Celebrating our ‘Common Green’

By Various Contributors
Contributing Writer

Friday, April 29, 2005

When you meet friends in Fireside or read in the hallway cubbyholes on the way to the library, what you may not realize is that you are participating in the college’s sustainable vision.

Not only was Buntrock Commons designed in an environmentally-friendly manner, it was also designed to benefit our minds – to remind us that we are inevitably connected to the environment around us and to the human community that sustains us. In light of the fifth-year anniversary of Buntrock Commons and of Earth Day 2005, we hope to share with the St. Olaf community the environmental thought that went into the building design.

Often, we don’t realize the inexplicable connections between human and natural systems. “Planners tried to mesh the human purposes of the building with the larger patterns and flows of the natural world,” said Professor of History Jim Farrell, who was consulted during the design process.

To accomplish this goal, designers acquired elements from the natural world in a sustainable way to ensure the continued vitality of this relationship. Much of the wood you see in Buntrock comes from a sustainably-managed forest, and the mahogany in the building is from a hurricane wood program.

While the building’s limestone facade is a campus tradition, Buntrock features granite at its base to prevent deterioration when snow is piled against the walls.

In addition to being an aesthetic blend of Boe Chapel and Rolvaag Library, the slate roof of Buntrock has a 100-year life expectancy and needs minimal upkeep. Thought even went into the flooring of Buntrock Commons: Like the slate roof, the slate flooring in the building’s crossroads has a very long lifespan and can be washed without using chemical treatments.

Many of the carpeted areas are actually comprised of recyclable Interface-T carpet tiles, which make it possible to replace individual tiles without having to replace the entire carpet.

“We also considered simple questions like insulation so that the Commons contains its heat and cooling longer than it might otherwise,” Farrell said. Buntrock’s main windows are positioned to allow for maximum utilization of solar heat, while the skylights in the crossroads bring in natural light, simultaneously reducing the demand for electricity. The coveted “cubbyholes” are intended to give students a view of campus and a hint of the sun’s heat during the winter.

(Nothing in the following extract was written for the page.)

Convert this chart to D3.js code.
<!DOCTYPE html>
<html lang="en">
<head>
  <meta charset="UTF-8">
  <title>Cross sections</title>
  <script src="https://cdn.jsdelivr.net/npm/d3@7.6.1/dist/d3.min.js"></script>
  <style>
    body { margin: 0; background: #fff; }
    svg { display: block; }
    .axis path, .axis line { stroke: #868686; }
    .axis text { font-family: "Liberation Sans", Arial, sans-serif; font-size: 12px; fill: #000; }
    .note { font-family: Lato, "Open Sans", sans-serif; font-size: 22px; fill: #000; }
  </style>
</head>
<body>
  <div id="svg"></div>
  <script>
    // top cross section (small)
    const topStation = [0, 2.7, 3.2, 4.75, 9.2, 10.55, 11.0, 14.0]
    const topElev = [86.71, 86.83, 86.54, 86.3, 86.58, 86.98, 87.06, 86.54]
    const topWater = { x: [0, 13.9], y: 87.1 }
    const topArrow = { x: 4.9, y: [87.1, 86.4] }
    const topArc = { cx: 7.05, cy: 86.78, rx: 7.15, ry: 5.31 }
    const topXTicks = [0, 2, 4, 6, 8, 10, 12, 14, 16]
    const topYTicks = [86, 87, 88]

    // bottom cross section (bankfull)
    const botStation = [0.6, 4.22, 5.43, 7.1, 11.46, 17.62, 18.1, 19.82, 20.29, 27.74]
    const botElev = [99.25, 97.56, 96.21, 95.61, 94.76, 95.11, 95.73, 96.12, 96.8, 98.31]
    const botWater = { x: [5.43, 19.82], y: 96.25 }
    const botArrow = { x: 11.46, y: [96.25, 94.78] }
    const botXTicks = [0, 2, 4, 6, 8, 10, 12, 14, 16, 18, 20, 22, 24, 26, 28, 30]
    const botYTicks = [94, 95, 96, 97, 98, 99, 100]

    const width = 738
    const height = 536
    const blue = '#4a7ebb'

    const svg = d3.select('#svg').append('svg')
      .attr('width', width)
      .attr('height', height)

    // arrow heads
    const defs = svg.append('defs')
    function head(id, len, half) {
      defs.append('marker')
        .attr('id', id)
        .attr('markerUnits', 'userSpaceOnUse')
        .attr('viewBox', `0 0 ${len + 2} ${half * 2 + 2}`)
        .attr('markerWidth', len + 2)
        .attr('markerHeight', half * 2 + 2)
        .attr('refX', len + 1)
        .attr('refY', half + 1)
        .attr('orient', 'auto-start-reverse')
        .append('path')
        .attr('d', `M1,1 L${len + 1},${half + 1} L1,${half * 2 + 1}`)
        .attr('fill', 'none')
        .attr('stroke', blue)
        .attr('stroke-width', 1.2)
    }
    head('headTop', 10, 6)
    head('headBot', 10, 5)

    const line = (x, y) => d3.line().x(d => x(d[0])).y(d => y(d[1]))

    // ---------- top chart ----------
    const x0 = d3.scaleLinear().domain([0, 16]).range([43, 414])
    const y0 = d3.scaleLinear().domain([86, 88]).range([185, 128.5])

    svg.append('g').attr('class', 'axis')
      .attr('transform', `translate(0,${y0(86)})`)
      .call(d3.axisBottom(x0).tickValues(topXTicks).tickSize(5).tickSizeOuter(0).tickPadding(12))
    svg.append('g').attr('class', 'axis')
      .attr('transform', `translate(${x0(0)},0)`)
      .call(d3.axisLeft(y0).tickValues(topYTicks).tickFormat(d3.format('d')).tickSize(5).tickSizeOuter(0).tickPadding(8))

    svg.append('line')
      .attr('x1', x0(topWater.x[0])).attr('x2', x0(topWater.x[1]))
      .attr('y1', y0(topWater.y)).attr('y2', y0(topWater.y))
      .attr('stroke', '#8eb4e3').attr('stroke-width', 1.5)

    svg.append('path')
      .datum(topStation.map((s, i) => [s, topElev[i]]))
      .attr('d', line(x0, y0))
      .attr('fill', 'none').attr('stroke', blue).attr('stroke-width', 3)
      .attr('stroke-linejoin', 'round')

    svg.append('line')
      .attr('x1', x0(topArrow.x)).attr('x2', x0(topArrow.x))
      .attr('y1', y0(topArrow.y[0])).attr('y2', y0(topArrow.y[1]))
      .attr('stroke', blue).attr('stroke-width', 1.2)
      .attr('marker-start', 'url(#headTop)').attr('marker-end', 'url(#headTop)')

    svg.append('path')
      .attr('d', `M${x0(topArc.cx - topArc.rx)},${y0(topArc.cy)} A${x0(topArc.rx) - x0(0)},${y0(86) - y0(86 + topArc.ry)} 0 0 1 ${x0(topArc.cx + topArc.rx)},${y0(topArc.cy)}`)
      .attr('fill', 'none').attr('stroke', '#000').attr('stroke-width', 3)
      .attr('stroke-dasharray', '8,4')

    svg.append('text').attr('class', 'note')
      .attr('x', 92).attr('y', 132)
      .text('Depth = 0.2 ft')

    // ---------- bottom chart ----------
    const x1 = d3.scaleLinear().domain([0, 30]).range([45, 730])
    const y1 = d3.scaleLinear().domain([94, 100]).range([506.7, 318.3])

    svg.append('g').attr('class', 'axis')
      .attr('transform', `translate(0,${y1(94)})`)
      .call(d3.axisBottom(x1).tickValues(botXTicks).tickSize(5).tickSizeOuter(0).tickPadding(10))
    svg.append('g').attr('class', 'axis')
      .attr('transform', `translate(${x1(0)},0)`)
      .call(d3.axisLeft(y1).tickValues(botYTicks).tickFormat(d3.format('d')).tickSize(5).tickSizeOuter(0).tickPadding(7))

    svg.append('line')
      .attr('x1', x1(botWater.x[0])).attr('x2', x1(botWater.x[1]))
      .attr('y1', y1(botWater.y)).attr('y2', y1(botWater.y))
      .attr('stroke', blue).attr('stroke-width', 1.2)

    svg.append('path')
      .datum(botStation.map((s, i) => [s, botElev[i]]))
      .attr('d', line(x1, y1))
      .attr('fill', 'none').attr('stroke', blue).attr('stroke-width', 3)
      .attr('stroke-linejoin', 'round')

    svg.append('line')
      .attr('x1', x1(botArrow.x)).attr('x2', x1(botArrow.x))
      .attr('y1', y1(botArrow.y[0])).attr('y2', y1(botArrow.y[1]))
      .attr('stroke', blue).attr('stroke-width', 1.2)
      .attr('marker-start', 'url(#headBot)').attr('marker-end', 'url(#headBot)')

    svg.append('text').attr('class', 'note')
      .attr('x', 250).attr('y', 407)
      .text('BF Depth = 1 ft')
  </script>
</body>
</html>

We should remember the words of environmental educator and author David Orr that “academic architecture has its own hidden curriculum that teaches as effectively as any course taught in them.” Buntrock teaches us to be members of not just one small community, but many interwoven communities that can be found in the interface of human and natural spheres. Next Earth Day, let us celebrate our common green.

Contributing writers Amber Collett and Willie Richards are sophomores, and Mark Werner is a first year. Collett is from Bettendorf, Iowa; Richards is from Minneapolis, Minn. and Werner is from Brookings, S.D. Collett majors in environmental studies and Russian areas study. Richards majors in environmental studies and philosophy. Werner majors in environmental studies.